Babuloo would organise a collection of kids, only a couple of whom could swing a bat and hope to connect. And we, in our stupidity, flogged the ball around for that was the only time we could score runs with certainty. Babuloo had to get all his wickets bowled for there were no lbws; if a cork ball hit you on the shin or knee you were gone anyway! And he seemed genuinely disappointed if catches were dropped. “Yemiti Mallesha (what is this, Mallesha)” he would say in Telugu as if he expected Mallesha to hold a catch. Mallesha and Gopal and Pandu were little kids whose shorts we recognised as having worn ourselves at some time and which they would struggle to hold up. When your hands are sometimes being used to prevent your shorts from dropping to the ankles, it is very difficult to hold a catch.

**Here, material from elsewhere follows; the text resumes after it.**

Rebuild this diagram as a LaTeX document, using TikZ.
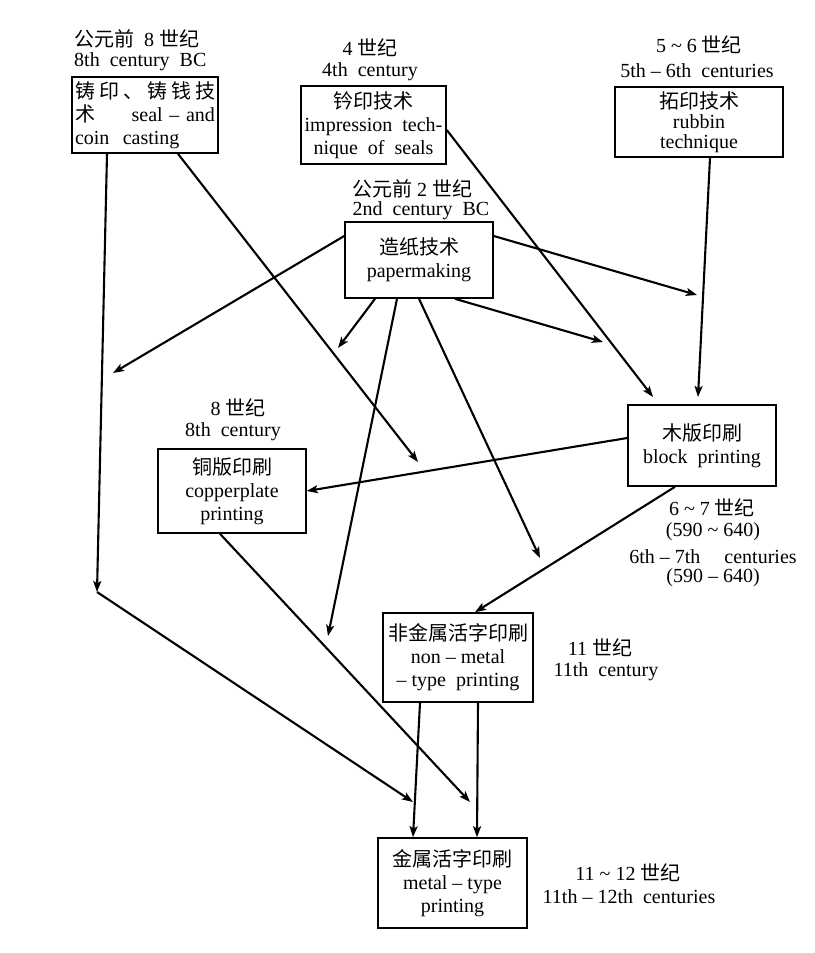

But Babuloo kept trying, bowling every alternate over and scoring ninety percent of the runs that his Angada Basti made. Often the batsman had the only bat, the non-striker held something that might once have resembled another. If they got a single, they walked down and exchanged what they held. That didn’t happen too often.

I sometimes wonder if Babuloo could have played much more cricket if he had the opportunities. He was certainly much better than us and while we weren’t strutting around with fancy equipment either (my first bat cost fourteen rupees and it was a beauty!), he made better use of what he had.

I don’t know where he went because as I went into high school and college, from shorts to trousers, from cork balls to proper leather ones, from a patch of ground that served as a pitch to a matting wicket, from my little bat to a Vijay Manjrekar Super, I never saw him. Then last year, twenty five years later, I went back to take a look at Angada Basti. It was like a little jungle and Babuloo’s house was unrecognisable. He didn’t live there anymore.

I stopped there a moment, thought of Mallesha, Gopal and Pandu and wondered if Babuloo still thought of cricket.